Everybody Has A Dad That Says *%$# About Fat Girls

*%$#* my dad said.

Yeah, William Shatner has a new show and he’s a pain in the *$% father who says messed up &!)* But I think we all have fathers with ridiculous ideas.

My dad, I Granger McDaniel, was a genius, a visionary, a war hero, but he said some *^@% up stuff.

I remember when I was a little girl, sitting at the table with my mom, dad and brothers. I started picking at my food, pushing the peas under the bread, because I was full and didn’t want to eat anymore. My mother told me I had to eat the rest of my dinner and Dad interrupted her , “Don’t make the girls clean their plates, the fat ones are hard to get married off”.  Serisoulsy…he sadi that out loud.

When I was four, I sat on his lap, played with his massive mustache and told him an epic story about bears and trolls and the fairies who lived in my underwear drawer. He laughed, shook his head and said, “Little girls, as soon as they can open their eyes they can flirt, as soon as they can open their mouths they can lie”. This was during the sixties when sexism was pretty white bread.

I Granger said some other absurd and brilliant things too, but maybe the two most important were a lot easier to follow. My two favorites were, “On any given day, anything can happen”. Think about it. That one is as right as rain. Miricles do happen, unbeatable teams loose, sometimes losers and long shots win. Anything is possible on any given day.

And finally, he would sit on the edge of my bed every night and remind me, “When your imagination accepts it as reality, it will inevitably become the truth”. For crazy people and little girls that’s a power mantra. It makes you brave no matter how enormous the enemy it allows you to dream and believe the best can and will happen. That phrase allowed me to keep faith and hope alive, no matter how disasterous the situation. Obviously, those are re-phrased biblical ideas. My father wanted me to believe, to have faith and to see  that everything is possible.

I hang on to my father’s words, all of them, the good and the bad, and too this day, I never ever clean my plate.

5 thoughts on “Everybody Has A Dad That Says *%$# About Fat Girls”
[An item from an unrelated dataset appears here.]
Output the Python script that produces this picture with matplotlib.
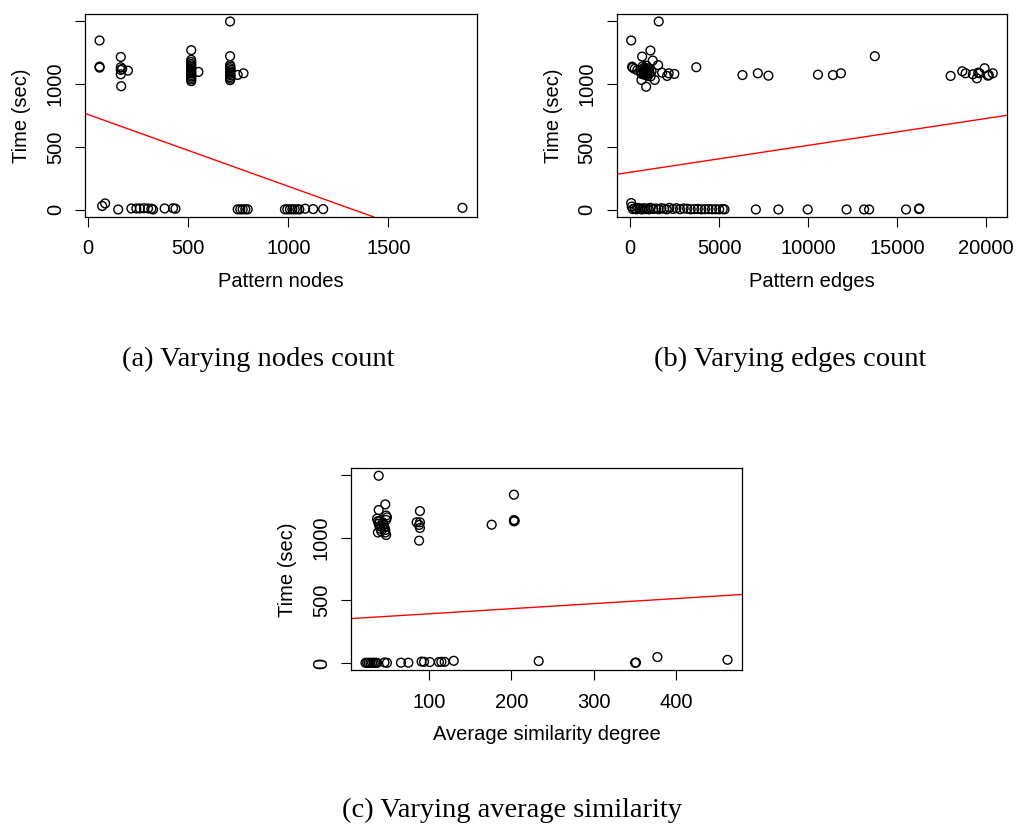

  1. It’s a funny thing, my dad picked up only the first part of one of those lines… ““Little girls, as soon as they can open their eyes they can flirt.” I’ve never heard the second part before, but it does fill out the phrase.

  2. Granger was no doubt from an individual mold. A likable one too. It seems that too many men now days are not really men, they are just male drones not willing to take a dare, say how they really feel, or cut their own path. They follow well worn trails. They are mired in a Wonderbread suburban world where everything is beige, traditions are fading, and children can’t look back and have remembrances like yours Dianna.

    It is people like your Dad that I seek out and make time to be with. I remember a contractor building one of our shopping centers having to resolve a Granger design issue or two. He said he would go to Grager’s office and bring up the issue, whereupon Granger would grab a couple glasses, a bottle and in a couple hours the contractor said he would leave loving every minute of the visit but realizing they had never once broached the problem at hand. You have to hand it to him – that is SOME finesse! And for that very reason I have always had a bar in my office. As you walk in the entry the bar is the first thing you see with all the bottles of brown liquor, the cut crystal double old fashioned glasses with thick bottoms, and the big alligator serving tray with silver handles. I didn’t know him well, but I knew him well enough! And honestly Dianna, a few times a year when I see that bar I think of him and how he was his own man. Your stories of his courting days make him all the more real and his spirit more alive in my office bar.

    I don’t recall my father with any originals but he always adapted things to fit his situation like, “You can lead a whore to Vassar but you can’t make her think.” and my favorite, “If there is a wallet there is a way.” He was a character too, wild man or what ever. He always “bought the ticket” but tried to avoid the limelight like when he was about the set fire to the Russian weapons warehouse in the Bahamas during the Bay of Pigs, the public scares he caused from the rooftop of our families place on 5th Ave in Manhattan, the taunting he did to the police chief in Boca in the 50’s, ad nauseum. At his funeral the pastor said he admired my Fathers “..character and deeply devoted appreciation and dedication to bad beer, fine art and truly fast cars.” God love our Fathers and hope our children will have stories to tell.

      1. The Vassar comment is conditional and not literal. Even if someone were to take it literally it only applies to a very narrow scope of girls, of which, your Mother was certainly not a member because of her rearing, intelligence and sophistication. She was cool too.